The reason why I’m taking time to discuss this is to bring awareness to folks that might otherwise not understand how sacred hair is in many, many cultures, especially in regards to native cultures.  You can REALLY piss off folks by appropriating the wrong style for a character, and I tend to agree with the anger, since the cultures being appropriated are usually minorities without proper representation.  If you’re gonna do it, be aware of what you’re doing.

Okay, drawing time!

First point:  Men and women typically have different types of hairlines, so be aware of that when you’re drawing your characters.  Women’s hairlines tend to be far softer and less aggressive than men’s.  There are exceptions, and that’s something you can play with for your character designs, but it’s a good fallback point to keep in mind.

There are also variations in the hairlines themselves, ranging from widow’s peaks, to high, rounded hairlines, to something more rectangular, and everything in between.  

With male characters, it’s also important to note the age of the character you’re drawing, and if you plan on adding details such as balding or receding hairlines.

And now for some very basic breakdowns of how to draw different types of hair.  I’m using a female figure here, since it’s most relevant.  Men in Western cultures tend to stick with short hair, which lends itself to a range of styling, but doesn’t really play too well with teaching you folks how to draw this stuff.  When men do grow their hair longer, it follows the same rules as what’s shown here.

The first thing is to be aware of the structure of the skull, or at least the parts that are important right now: the edges of the facial plane, the crown of the skull, and the hairline.

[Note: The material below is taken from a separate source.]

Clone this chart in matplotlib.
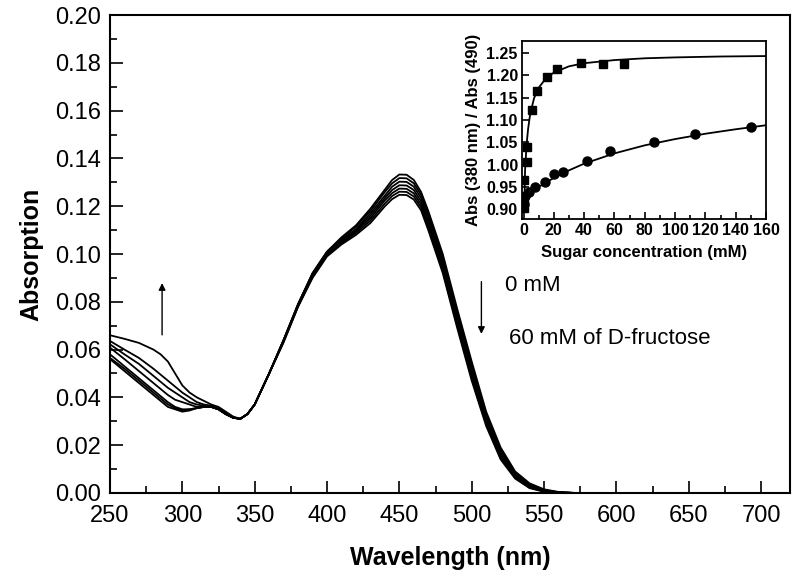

The hairline can be raised or lowered based on personal preference.  For example, Michael Turner of Witchblade fame tended to draw very low hairlines on his figures (especially with his earlier work), and for me it actually became a defining technique of his.  I tend to lean towards a more “average” height myself — a four-finger head, if you will, meaning that there’s about a four finger space between the top of the eyebrow and the start of the hairline.

The next important area for drawing hair is the crown, the highest point of the skull.  This is the spot where the skull starts sloping back down, and is usually where a part in the hair naturally ends because gravity.  Some folks have a very high crown, others, not so much.  A good example of a person with a high one is Sarah Michelle Gellar of Buffy fame.  It tends to make a face look a little smaller and more childlike, which may or may not be to your liking.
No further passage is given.